One key motivation for the almost seven time Tour winner is having his three kids there to see their dad. "It was a dream for me," he explained.

''I wanted to ride in today and ride into Paris in yellow for them,'' Armstrong added. But Lance isn't looking back; he's looking forward to Monday, when his vacation starts.

"We're going to fly to the south of France and go to the beach for a week, and play with the kids on the beach and drink wine and eat lots of food," said Armstrong.

"This job is stressful, and this race is stressful, so hopefully the next week will be a preview of what my life will be like for the next 50 years, although I can't promise I won't show up at a few cyclo-cross events or mountain bike or triathlon races. I'm an athlete. I've been competing in swimming and running events since I was 12 years old."

Talking about how he handled himself in the seventh straight Tour, Armstrong said, "For me there was no pressure for this victory. It was just something that I had within myself. As a sportsman, I wanted to go out on top. And so that was the only incentive and the only pressure."

But Armstrong revealed that he did have one motivation; to show his children what he does, who he is. "My children are here, thank goodness.

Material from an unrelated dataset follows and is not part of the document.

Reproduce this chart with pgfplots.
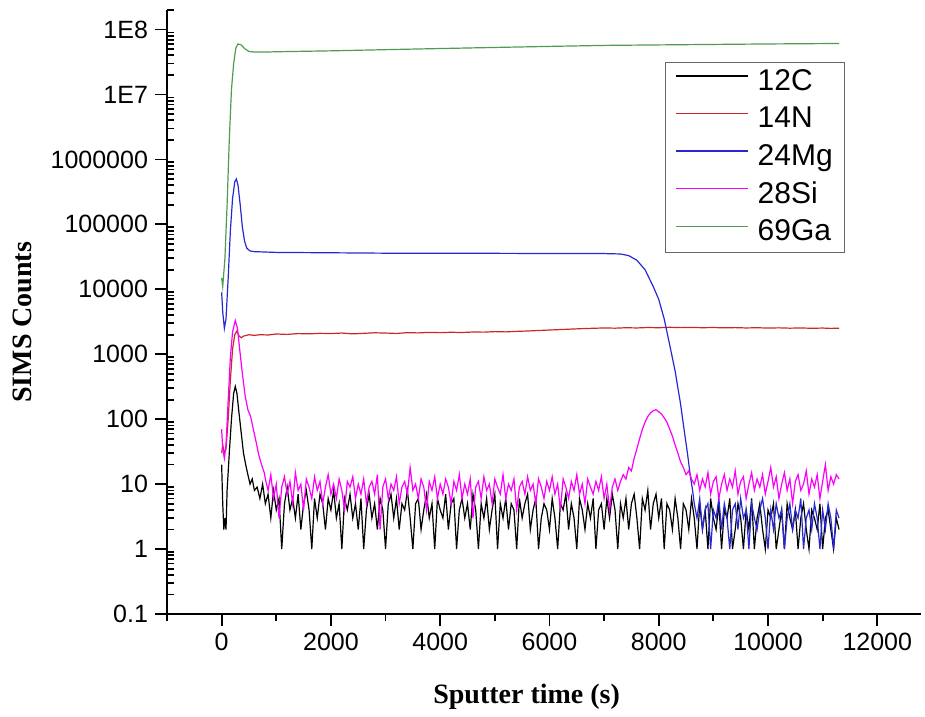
\documentclass[border=0pt]{standalone}
\usepackage{pgfplots}
\pgfplotsset{compat=1.18}
\usepackage{fontspec}
\setmainfont{Liberation Sans}
\newfontfamily\labelfont{Liberation Serif}
\definecolor{cC}{RGB}{0,0,0}
\definecolor{cN}{RGB}{200,40,40}
\definecolor{cMg}{RGB}{40,40,210}
\definecolor{cSi}{RGB}{250,0,250}
\definecolor{cGa}{RGB}{80,155,80}
\begin{document}
\begin{tikzpicture}
\begin{axis}[
  name=ax,
  scale only axis,
  width=377pt, height=302pt,
  ymode=log, log basis y=10,
  xmin=-1000, xmax=12800,
  ymin=0.1, ymax=2e8,
  axis lines=left,
  axis line style={-, line width=0.9pt},
  scaled x ticks=false,
  xtick={0,2000,4000,6000,8000,10000,12000},
  xticklabels={0,2000,4000,6000,8000,10000,12000},
  minor xtick={-1000,1000,3000,5000,7000,9000,11000},
  ytick={0.1,1,10,100,1000,10000,100000,1000000,10000000,100000000},
  yticklabels={0.1,1,10,100,1000,10000,100000,1000000,1E7,1E8},
  minor ytick={0.2,0.3,0.4,0.5,0.6,0.7,0.8,0.9,2,3,4,5,6,7,8,9,20,30,40,50,60,70,80,90,
    200,300,400,500,600,700,800,900,2000,3000,4000,5000,6000,7000,8000,9000,
    20000,30000,40000,50000,60000,70000,80000,90000,200000,300000,400000,500000,600000,700000,800000,900000,
    2000000,3000000,4000000,5000000,6000000,7000000,8000000,9000000,
    20000000,30000000,40000000,50000000,60000000,70000000,80000000,90000000,200000000},
  tick align=outside,
  major tick length=6pt,
  minor tick length=3.5pt,
  minor y tick style={xshift=3.5pt},
  tick style={line width=0.9pt, black},
  ticklabel style={font=\fontsize{12.5}{14}\selectfont},
  /pgf/number format/assume math mode=true,
  xlabel={\labelfont\bfseries\fontsize{14}{16}\selectfont Sputter time (s)},
  ylabel={\labelfont\bfseries\fontsize{14}{16}\selectfont SIMS Counts},
  x label style={at={(axis description cs:0.477,-0.137)},anchor=center},
  y label style={at={(axis description cs:-0.192,0.483)},anchor=center},
  legend cell align=left,
  legend image code/.code={\draw[#1,line width=0.7pt] (0pt,0.33em) -- (36pt,0.33em);},
  legend style={at={(0.66,0.914)}, anchor=north west, draw=black!60, line width=0.7pt,
    font=\fontsize{15}{17}\selectfont, inner xsep=5pt, inner ysep=2pt, row sep=3pt,
    nodes={inner sep=1pt, text height=10.8pt, text depth=3pt},
    /tikz/every odd column/.append style={column sep=3.5pt}},
  every axis plot/.append style={line width=0.6pt},
]
% 12C
\addplot[cC] coordinates {
(0,20)(20,5)(40,2)(60,3)(80,2)(100,8)(140,30)(180,100)(220,250)(250,320)(280,250)(320,120)(360,60)(400,30)(440,20)(480,14)(520,10)(560,12)(600,8)(650,9)(700,6)(750,10)
(800,5)(850,7)(900,3)(950,8)(1000,4)(1050,6)(1100,1)(1150,5)(1200,9)(1250,4)(1300,6)(1350,3)(1400,7)(1450,2)(1500,5)(1550,8)(1600,4)(1650,1)(1700,6)(1750,3)(1800,7)(1850,5)(1900,2)(1950,6)
(2000,4)(2050,8)(2100,3)(2150,5)(2200,1)(2250,6)(2300,4)(2350,7)(2400,3)(2450,5)(2500,2)(2550,6)(2600,1)(2650,4)(2700,7)(2750,3)(2800,5)(2850,2)(2900,6)(2950,4)
(3000,1)(3050,5)(3100,7)(3150,3)(3200,6)(3250,2)(3300,5)(3350,4)(3400,8)(3450,3)(3500,1)(3550,5)(3600,6)(3650,2)(3700,4)(3750,7)(3800,3)(3850,5)(3900,1)(3950,6)
(4000,4)(4050,3)(4100,7)(4150,2)(4200,5)(4250,6)(4300,1)(4350,4)(4400,6)(4450,3)(4500,5)(4550,2)(4600,7)(4650,4)(4700,1)(4750,5)(4800,3)(4850,6)(4900,2)(4950,4)
(5000,7)(5050,1)(5100,5)(5150,3)(5200,6)(5250,2)(5300,5)(5350,4)(5400,1)(5450,6)(5500,3)(5550,5)(5600,7)(5650,2)(5700,4)(5750,6)(5800,1)(5850,3)(5900,5)(5950,4)
(6000,2)(6050,6)(6100,3)(6150,1)(6200,5)(6250,4)(6300,7)(6350,2)(6400,5)(6450,3)(6500,1)(6550,6)(6600,4)(6650,2)(6700,5)(6750,3)(6800,6)(6850,1)(6900,4)(6950,5)
(7000,2)(7050,6)(7100,3)(7150,7)(7200,4)(7250,1)(7300,5)(7350,3)(7400,6)(7450,2)(7500,5)(7550,7)(7600,3)(7650,1)(7700,6)(7750,4)(7800,8)(7850,2)(7900,5)(7950,7)
(8000,3)(8050,6)(8100,1)(8150,5)(8200,4)(8250,2)(8300,6)(8350,3)(8400,1)(8450,5)(8500,4)(8550,2)(8600,6)(8650,3)(8700,1)(8750,5)(8800,2)(8850,4)(8900,1)(8950,6)
(9000,3)(9050,2)(9100,5)(9150,1)(9200,4)(9250,3)(9300,6)(9350,1)(9400,2)(9450,5)(9500,3)(9550,1)(9600,4)(9650,2)(9700,6)(9750,1)(9800,3)(9850,5)(9900,2)(9950,1)
(10000,4)(10050,3)(10100,5)(10150,1)(10200,2)(10250,4)(10300,1)(10350,5)(10400,3)(10450,2)(10500,4)(10550,1)(10600,3)(10650,5)(10700,2)(10750,1)(10800,4)(10850,3)(10900,2)(10950,5)
(11000,1)(11050,3)(11100,4)(11150,2)(11200,1)(11250,3)(11300,2)
};
\addlegendentry{12C}
% 14N
\addplot[cN] coordinates {
(0,30)(20,40)(50,30)(80,35)(120,100)(160,400)(200,1200)(240,2000)(280,2300)(320,1900)(360,1800)(400,1900)(500,2000)(600,1950)(700,2000)(850,1980)(1000,2050)
(1200,2020)(1400,2080)(1600,2060)(1800,2100)(2000,2080)(2200,2120)(2400,2060)(2600,2100)(2800,2140)(3000,2120)(3200,2090)(3400,2150)(3600,2130)(3800,2170)
(4000,2150)(4200,2180)(4400,2160)(4600,2200)(4800,2190)(5000,2230)(5200,2210)(5400,2250)(5600,2280)(5800,2320)(6000,2360)(6200,2400)(6400,2440)(6600,2480)
(6800,2510)(7000,2540)(7200,2520)(7400,2560)(7600,2540)(7800,2580)(8000,2560)(8200,2600)(8400,2570)(8600,2590)(8800,2560)(9000,2580)(9200,2550)(9400,2570)
(9600,2540)(9800,2560)(10000,2530)(10200,2550)(10400,2520)(10600,2540)(10800,2510)(11000,2530)(11150,2500)(11300,2520)
};
\addlegendentry{14N}
% 24Mg
\addplot[cMg] coordinates {
(0,9000)(20,4500)(50,2500)(80,3500)(120,15000)(160,80000)(200,250000)(240,450000)(270,500000)(300,400000)(340,200000)(380,90000)(420,55000)(460,43000)(520,39000)(600,38000)
(1000,37000)(2000,36500)(3000,36000)(4000,36000)(5000,35800)(6000,35600)(7000,35500)(7300,35000)(7450,33000)(7600,28000)(7750,20000)(7900,11000)(8000,7000)(8100,3500)
(8200,1400)(8300,550)(8400,170)(8480,55)(8530,28)(8580,13)(8620,8)
(8650,5)(8700,3)(8750,6)(8800,2)(8850,4)(8900,5)(8950,1)(9000,4)(9050,3)(9100,6)(9150,2)(9200,5)(9250,3)(9300,1)(9350,4)(9400,5)(9450,2)(9500,6)(9550,3)(9600,4)(9650,1)(9700,5)(9750,3)(9800,2)(9850,4)(9900,6)(9950,3)
(10000,1)(10050,4)(10100,2)(10150,5)(10200,3)(10250,4)(10300,1)(10350,3)(10400,5)(10450,2)(10500,4)(10550,3)(10600,6)(10650,1)(10700,3)(10750,4)(10800,2)(10850,5)(10900,3)(10950,1)
(11000,4)(11050,2)(11100,5)(11150,3)(11200,1)(11250,4)(11300,3)
};
\addlegendentry{24Mg}
% 28Si
\addplot[cSi] coordinates {
(0,70)(20,35)(50,25)(80,40)(120,200)(160,900)(200,2200)(250,3300)(290,2500)(330,1200)(380,500)(430,230)(480,140)(530,110)(580,70)(630,45)(680,28)(730,20)(780,15)
(800,12)(850,8)(900,14)(950,6)(1000,10)(1050,3)(1100,9)(1150,13)(1200,7)(1250,11)(1300,5)(1350,15)(1400,8)(1450,10)(1500,4)(1550,12)(1600,9)(1650,6)(1700,13)(1750,8)(1800,11)(1850,5)(1900,9)(1950,14)
(2000,7)(2050,10)(2100,6)(2150,12)(2200,8)(2250,4)(2300,11)(2350,9)(2400,13)(2450,6)(2500,10)(2550,7)(2600,12)(2650,5)(2700,9)(2750,11)(2800,7)(2850,14)(2900,2)(2950,9)
(3000,12)(3050,6)(3100,10)(3150,8)(3200,13)(3250,5)(3300,9)(3350,11)(3400,7)(3450,18)(3500,8)(3550,10)(3600,6)(3650,12)(3700,9)(3750,4)(3800,11)(3850,8)(3900,13)(3950,6)
(4000,10)(4050,7)(4100,12)(4150,9)(4200,5)(4250,11)(4300,8)(4350,14)(4400,6)(4450,10)(4500,7)(4550,12)(4600,3)(4650,9)(4700,11)(4750,6)(4800,13)(4850,8)(4900,10)(4950,5)
(5000,12)(5050,9)(5100,7)(5150,14)(5200,6)(5250,10)(5300,8)(5350,12)(5400,4)(5450,9)(5500,11)(5550,7)(5600,13)(5650,8)(5700,10)(5750,5)(5800,12)(5850,9)(5900,6)(5950,11)
(6000,8)(6050,13)(6100,7)(6150,10)(6200,4)(6250,12)(6300,9)(6350,6)(6400,11)(6450,8)(6500,14)(6550,7)(6600,10)(6650,5)(6700,12)(6750,9)(6800,7)(6850,11)(6900,8)(6950,13)
(7000,6)(7050,10)(7100,4)(7150,9)(7200,12)(7250,8)(7300,11)(7350,14)(7400,12)(7450,18)(7500,16)(7550,25)(7600,35)(7650,50)(7700,70)(7750,90)(7800,110)(7850,125)(7900,135)(7950,140)
(8000,130)(8050,120)(8100,105)(8150,90)(8200,70)(8250,55)(8300,40)(8350,30)(8400,22)(8450,18)(8500,14)(8550,16)(8600,12)(8650,10)(8700,14)(8750,8)(8800,12)(8850,9)(8900,15)(8950,7)
(9000,11)(9050,13)(9100,6)(9150,10)(9200,14)(9250,8)(9300,12)(9350,9)(9400,16)(9450,7)(9500,11)(9550,13)(9600,6)(9650,10)(9700,15)(9750,8)(9800,12)(9850,9)(9900,14)(9950,7)
(10000,11)(10050,18)(10100,9)(10150,13)(10200,6)(10250,10)(10300,15)(10350,8)(10400,12)(10450,5)(10500,11)(10550,14)(10600,8)(10650,10)(10700,16)(10750,7)(10800,12)(10850,9)(10900,14)(10950,6)
(11000,11)(11050,20)(11100,8)(11150,13)(11200,10)(11250,14)(11300,12)
};
\addlegendentry{28Si}
% 69Ga
\addplot[cGa] coordinates {
(0,15000)(20,11000)(60,30000)(100,200000)(140,2000000)(180,12000000)(220,30000000)(260,52000000)(300,60000000)(360,58000000)(420,51000000)(500,46000000)(600,45000000)
(800,45000000)(1000,45500000)(2000,47000000)(3000,49000000)(4000,51000000)(5000,53000000)(6000,55000000)(7000,57000000)(8000,58000000)(9000,59000000)(10000,60000000)(11300,61000000)
};
\addlegendentry{69Ga}
\end{axis}
\path ([shift={(-83.5pt,-49.5pt)}]ax.south west) rectangle ([shift={(2pt,5pt)}]ax.north east);
\end{tikzpicture}
\end{document}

And I wanted the last image of their father as a sportsman to be as a champion. I came here with the intention to do one thing, and that's to win the overall. If I'd come in second, that's okay. The one event that I'm sure that I wanted to win was the team time trial.

"I would have been a lot more disappointed with second place there than I would have been with second place today. Luckily we got that, luckily we got a stage victory today. But that doesn't give or take panache. Seven Tours gives or takes panache.

"So come Monday morning, we're going to wake up in Paris and the kids and Sheryl and I and a group of close friends and family we're going to fly to the south of France and enjoy ourselves for a week and lay on the beach and drink wine and not ride a bike and eat a lot of food and swim in the pool, splash around with my kids and not worry."

As for the next chapter in Lance Armstrong's life, he said, "My intention is not to remain a public figure for the next few years. I need a period of quiet and peace and privacy. I suppose that I'll be bothering Johan, begging for rides in the car, talking about tactics and how our riders are doing, but I suppose I'll be a little more stealth, if I can say that.

"But I promise you one thing: I will be parked in front of the TV watching the Tour de France. I think the 2006 Tour de France is going to be very interesting, from a tactical stand-point and from a personal stand point."

Armstrong is wrapping up his career with no regrets, nothing he would do over.

"As a matter of fact, I'm more convinced now than I've ever been. I have absolutely no regrets. I've had an unbelievable career. I've been blessed to ride 14 years as a professional. I've been blessed with financial rewards that I never thought would be possible. There's no reason to continue. I don't need more. It's time for a new face. (I have) no regrets."